→ Your instructions
Print exactly the lines from the first one down to the line containing "plt.rcParams['mathtext.default'] = 'regular'", both ends included, with no pictures and nothing else.

→ Dataset excerpt
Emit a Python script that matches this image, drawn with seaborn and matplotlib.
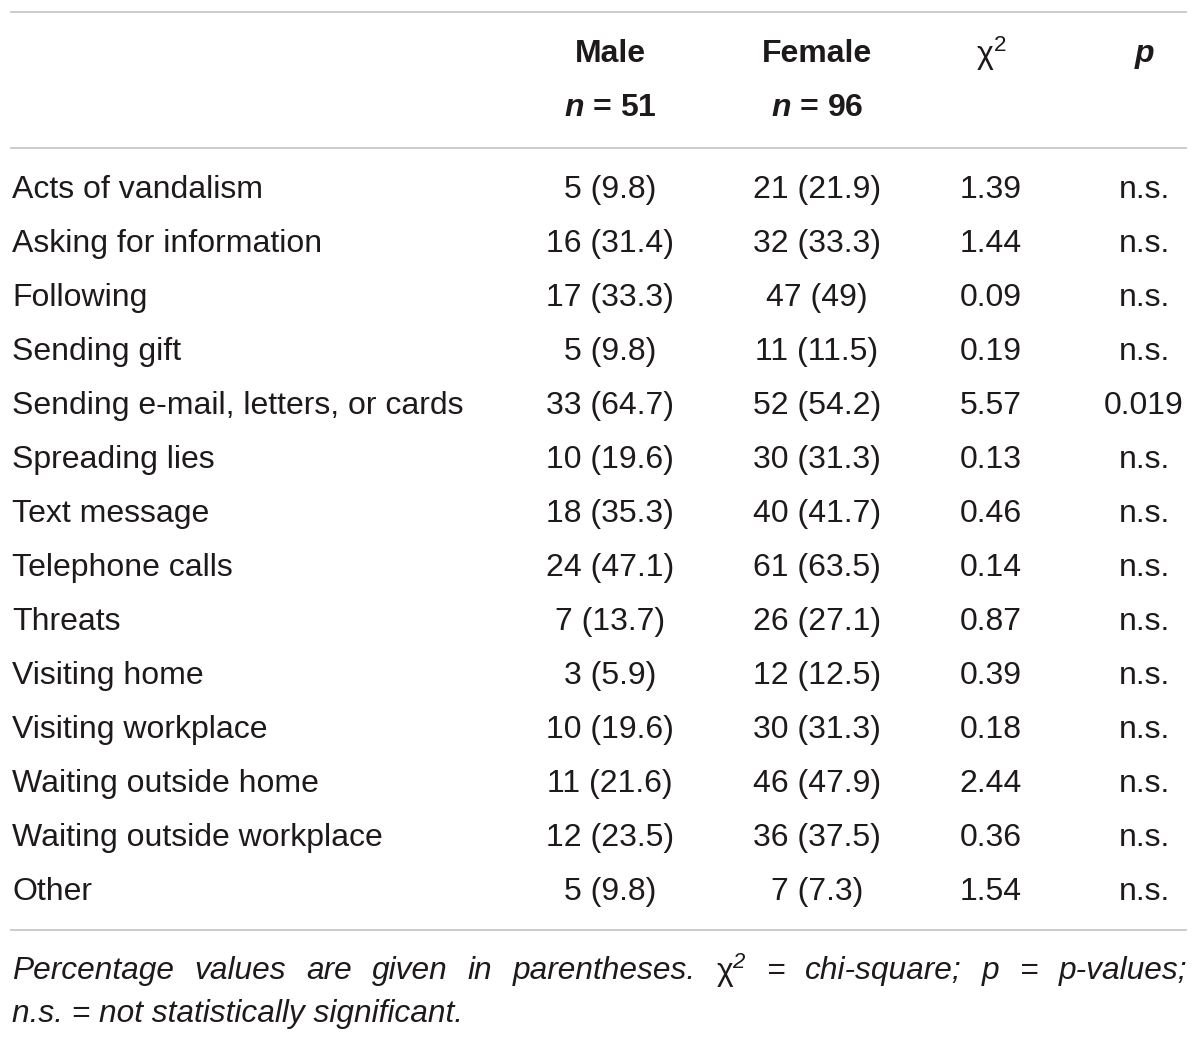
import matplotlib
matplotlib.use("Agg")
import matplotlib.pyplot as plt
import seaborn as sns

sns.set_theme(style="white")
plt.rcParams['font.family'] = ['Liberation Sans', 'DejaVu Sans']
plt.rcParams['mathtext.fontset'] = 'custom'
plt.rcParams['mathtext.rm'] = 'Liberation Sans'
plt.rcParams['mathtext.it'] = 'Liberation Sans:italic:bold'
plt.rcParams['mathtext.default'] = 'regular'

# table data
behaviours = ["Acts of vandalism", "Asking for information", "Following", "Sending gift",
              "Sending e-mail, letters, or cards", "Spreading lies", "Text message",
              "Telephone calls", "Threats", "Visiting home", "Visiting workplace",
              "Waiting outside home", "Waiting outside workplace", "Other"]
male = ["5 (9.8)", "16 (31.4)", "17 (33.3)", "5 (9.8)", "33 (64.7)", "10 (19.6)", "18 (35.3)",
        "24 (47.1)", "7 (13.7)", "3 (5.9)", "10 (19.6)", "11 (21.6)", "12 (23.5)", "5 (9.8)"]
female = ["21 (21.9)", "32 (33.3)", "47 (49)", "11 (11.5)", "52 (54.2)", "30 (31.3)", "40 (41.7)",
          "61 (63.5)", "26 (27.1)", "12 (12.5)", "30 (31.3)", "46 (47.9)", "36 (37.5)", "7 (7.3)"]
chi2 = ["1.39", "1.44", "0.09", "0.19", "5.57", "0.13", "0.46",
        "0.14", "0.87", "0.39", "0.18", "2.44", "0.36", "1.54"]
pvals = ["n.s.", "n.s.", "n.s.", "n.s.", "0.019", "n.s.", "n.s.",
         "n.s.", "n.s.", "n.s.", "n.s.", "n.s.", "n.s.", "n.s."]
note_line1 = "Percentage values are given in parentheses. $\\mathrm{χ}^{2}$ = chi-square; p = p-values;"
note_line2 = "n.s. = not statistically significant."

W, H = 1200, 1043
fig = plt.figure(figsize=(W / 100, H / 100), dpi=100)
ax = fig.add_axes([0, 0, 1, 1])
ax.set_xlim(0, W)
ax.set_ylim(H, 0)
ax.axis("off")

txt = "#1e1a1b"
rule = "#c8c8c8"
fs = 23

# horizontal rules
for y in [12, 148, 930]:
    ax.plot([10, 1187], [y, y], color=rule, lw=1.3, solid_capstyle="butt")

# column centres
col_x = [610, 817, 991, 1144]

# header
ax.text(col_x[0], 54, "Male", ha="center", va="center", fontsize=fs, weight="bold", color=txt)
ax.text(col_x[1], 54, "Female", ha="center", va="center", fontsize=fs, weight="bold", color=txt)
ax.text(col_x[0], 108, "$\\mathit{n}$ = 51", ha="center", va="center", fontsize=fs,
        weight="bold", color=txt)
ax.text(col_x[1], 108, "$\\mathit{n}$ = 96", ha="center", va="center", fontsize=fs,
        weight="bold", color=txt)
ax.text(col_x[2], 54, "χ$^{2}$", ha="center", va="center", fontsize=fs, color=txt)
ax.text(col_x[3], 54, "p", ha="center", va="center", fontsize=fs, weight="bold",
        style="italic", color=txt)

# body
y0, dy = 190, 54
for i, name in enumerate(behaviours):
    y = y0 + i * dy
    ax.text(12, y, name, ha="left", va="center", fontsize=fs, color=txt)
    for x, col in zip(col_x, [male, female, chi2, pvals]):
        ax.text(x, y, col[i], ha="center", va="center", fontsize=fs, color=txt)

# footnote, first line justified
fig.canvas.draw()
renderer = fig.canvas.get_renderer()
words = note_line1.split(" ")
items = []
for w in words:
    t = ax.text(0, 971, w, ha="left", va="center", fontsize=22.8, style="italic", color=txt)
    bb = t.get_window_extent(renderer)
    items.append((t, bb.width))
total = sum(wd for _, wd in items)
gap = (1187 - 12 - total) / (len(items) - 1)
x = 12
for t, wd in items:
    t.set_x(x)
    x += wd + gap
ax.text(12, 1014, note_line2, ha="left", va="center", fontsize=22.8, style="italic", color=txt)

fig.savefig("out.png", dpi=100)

→ Exercise output
Emit a Python script that matches this image, drawn with seaborn and matplotlib.
import matplotlib
matplotlib.use("Agg")
import matplotlib.pyplot as plt
import seaborn as sns

sns.set_theme(style="white")
plt.rcParams['font.family'] = ['Liberation Sans', 'DejaVu Sans']
plt.rcParams['mathtext.fontset'] = 'custom'
plt.rcParams['mathtext.rm'] = 'Liberation Sans'
plt.rcParams['mathtext.it'] = 'Liberation Sans:italic:bold'
plt.rcParams['mathtext.default'] = 'regular'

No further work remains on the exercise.